L’accoglienza dei profughi ucraini, come la Germania fece con i siriani, come dovrebbe essere per tutti i migranti che fuggono da guerre, richiede una soluzione europea seria.

Attribuire a chi vuole fermare la guerra la posizione di chi sarebbe pronto a sacrificare la libertà alla pace è sintomo di settarismo, è un controsenso. In realtà c’è chi si schiera a sostegno di una soluzione militare, senza mettere invece al centro come uscire dalla spirale della guerra e della violenza attraverso un confronto vero e con la ricerca di una soluzione accettabile ed accettata al conflitto. Rispondendo a tutte le domande irrisolte della guerra, iniziata con l’aggressione all’Ucraina voluta da Putin. La realtà ha la testa dura e pretende risposte, non basta che ideologi della scelta di campo si consolino alzando sempre più i toni bellicisti o evocando scenari di allargamento del conflitto ad altri paesi pur sapendo che oggi sono nella Nato e quindi per loro scatterebbe un meccanismo di sostegno.

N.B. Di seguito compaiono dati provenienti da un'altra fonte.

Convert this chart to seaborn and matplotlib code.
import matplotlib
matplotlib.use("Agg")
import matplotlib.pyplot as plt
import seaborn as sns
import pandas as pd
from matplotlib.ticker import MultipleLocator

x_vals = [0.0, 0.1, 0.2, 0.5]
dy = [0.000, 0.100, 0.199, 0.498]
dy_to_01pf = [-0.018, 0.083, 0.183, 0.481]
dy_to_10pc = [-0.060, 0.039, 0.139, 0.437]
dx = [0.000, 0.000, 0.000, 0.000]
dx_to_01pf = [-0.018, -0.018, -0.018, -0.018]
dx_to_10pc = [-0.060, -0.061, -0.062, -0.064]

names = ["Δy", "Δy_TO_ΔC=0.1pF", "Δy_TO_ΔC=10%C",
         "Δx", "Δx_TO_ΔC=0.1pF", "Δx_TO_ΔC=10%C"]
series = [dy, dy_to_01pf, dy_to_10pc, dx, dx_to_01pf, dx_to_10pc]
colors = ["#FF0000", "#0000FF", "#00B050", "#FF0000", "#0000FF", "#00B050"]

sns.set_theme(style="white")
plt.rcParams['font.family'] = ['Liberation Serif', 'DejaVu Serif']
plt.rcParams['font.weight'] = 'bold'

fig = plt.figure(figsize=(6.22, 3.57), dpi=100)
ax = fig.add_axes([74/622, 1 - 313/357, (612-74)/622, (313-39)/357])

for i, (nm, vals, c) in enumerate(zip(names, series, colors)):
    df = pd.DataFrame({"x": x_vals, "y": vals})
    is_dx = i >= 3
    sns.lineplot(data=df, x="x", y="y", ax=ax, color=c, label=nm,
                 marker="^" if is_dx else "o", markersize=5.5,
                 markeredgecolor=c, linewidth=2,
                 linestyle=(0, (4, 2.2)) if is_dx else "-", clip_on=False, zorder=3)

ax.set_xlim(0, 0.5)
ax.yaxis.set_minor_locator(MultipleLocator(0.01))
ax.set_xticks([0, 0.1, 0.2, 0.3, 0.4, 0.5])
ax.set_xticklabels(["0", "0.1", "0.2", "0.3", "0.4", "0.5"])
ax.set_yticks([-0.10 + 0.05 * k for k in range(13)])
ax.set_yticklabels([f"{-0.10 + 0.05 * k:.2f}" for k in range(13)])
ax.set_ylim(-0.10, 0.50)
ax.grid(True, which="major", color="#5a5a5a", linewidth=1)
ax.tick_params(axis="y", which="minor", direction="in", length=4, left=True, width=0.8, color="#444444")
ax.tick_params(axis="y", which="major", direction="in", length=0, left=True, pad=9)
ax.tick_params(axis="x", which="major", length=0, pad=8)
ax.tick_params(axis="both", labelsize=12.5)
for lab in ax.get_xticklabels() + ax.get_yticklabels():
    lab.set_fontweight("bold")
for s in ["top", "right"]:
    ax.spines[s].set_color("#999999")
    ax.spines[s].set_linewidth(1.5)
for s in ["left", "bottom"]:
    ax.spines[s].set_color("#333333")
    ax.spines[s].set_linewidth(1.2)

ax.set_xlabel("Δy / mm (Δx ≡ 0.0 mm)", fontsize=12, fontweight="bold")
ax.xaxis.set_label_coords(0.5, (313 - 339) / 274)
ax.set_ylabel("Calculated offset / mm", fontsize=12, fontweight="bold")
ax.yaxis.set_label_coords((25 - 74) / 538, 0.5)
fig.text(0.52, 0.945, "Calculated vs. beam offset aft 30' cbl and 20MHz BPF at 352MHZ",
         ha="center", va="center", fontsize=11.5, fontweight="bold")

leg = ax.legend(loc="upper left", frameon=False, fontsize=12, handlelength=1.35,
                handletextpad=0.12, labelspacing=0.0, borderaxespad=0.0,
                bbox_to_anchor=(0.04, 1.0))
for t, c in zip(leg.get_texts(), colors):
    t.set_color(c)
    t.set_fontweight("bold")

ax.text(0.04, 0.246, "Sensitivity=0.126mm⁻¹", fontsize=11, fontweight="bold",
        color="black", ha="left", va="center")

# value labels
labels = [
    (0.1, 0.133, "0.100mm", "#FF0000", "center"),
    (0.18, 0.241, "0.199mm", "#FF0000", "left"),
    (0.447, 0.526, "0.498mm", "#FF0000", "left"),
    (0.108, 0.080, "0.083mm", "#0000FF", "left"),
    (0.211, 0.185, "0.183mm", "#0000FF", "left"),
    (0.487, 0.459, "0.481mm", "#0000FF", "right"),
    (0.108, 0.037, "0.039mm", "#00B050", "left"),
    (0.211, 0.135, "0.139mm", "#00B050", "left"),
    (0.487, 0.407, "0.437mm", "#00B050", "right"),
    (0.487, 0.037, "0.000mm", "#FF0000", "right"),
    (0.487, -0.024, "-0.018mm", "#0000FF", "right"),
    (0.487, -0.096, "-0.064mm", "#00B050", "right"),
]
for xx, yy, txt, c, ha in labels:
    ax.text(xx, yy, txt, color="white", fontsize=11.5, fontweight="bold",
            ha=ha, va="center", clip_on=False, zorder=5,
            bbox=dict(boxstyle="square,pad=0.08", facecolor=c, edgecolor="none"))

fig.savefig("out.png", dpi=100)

Per quanto riguarda la Russia è del tutto evidente che un conto sono le garanzie di sicurezza e le iniziative per ricostruire un clima di distensione, altro è il giudizio su un regime inaccettabile, in cui si conferma che democrazia non è votare ogni tanto perché la dialettica democratica è imbavagliata. Quindi il giudizio è netto. Ma se si decide che il confronto pacifico deve vincere occorre trarne le conseguenze e ricostruire modalità multilaterali di soluzione dei conflitti e delle tensioni e in questo ambito il ruolo dell’ONU torna ad essere la sede di cui abbiamo tutti bisogno.